Guilt and shame/ Speaking very broadly, Henrich says that WEIRD societies fear guilt, while kinship‐​intense societies fear shame. This is a point we have often heard before when comparing Western and Eastern societies. But why does it happen?

Henrich says that individualism leads WEIRD people to expect themselves and others to be consistent in all their relationships; those who don’t are “two‐​faced” or dishonest.

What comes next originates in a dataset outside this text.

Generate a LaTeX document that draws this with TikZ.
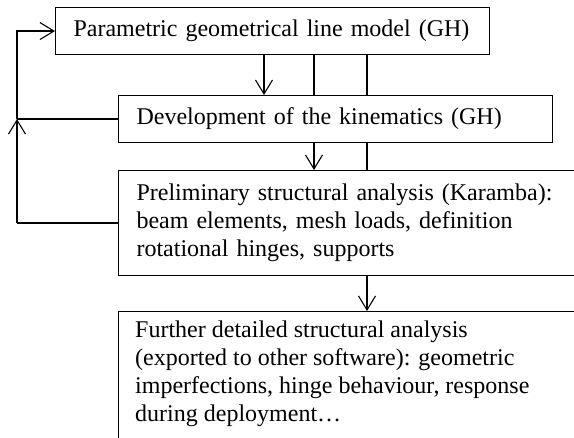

If WEIRD people act inconsistently, they experience “cognitive dissonance” and often engage in rationalizations to overcome feelings of guilt.

“Other populations,” writes Henrich, “focus more on actions and outcomes over what’s ‘inside.’ ” Actions that might not especially bother a person internally (such as failing a test) may cause shame because of the reaction of kin; and because there are so many kin, and many kin are close to one another, the shame may be widespread and severe.

There are many other arguments, graphs, claims, and descriptions in this book, including aspects of European history. For much of its history, Europe was involved in almost constant wars. But because of the presence of MFP, the wars spurred even more involvement in associations: religious, political, social, and work‐​oriented. Ultimately, the associations led to more “benign forms of intergroup competition,” one of which was the market.

There is much more to be mined in the book — and, probably, debated. In the meanwhile, I consider much of what Henrich says to be persuasive. I’ll put his book on my shelf along with Diamond’s Guns, Germs, and Steel and North and Thomas’s The Rise of the Western World, and wait for more to come.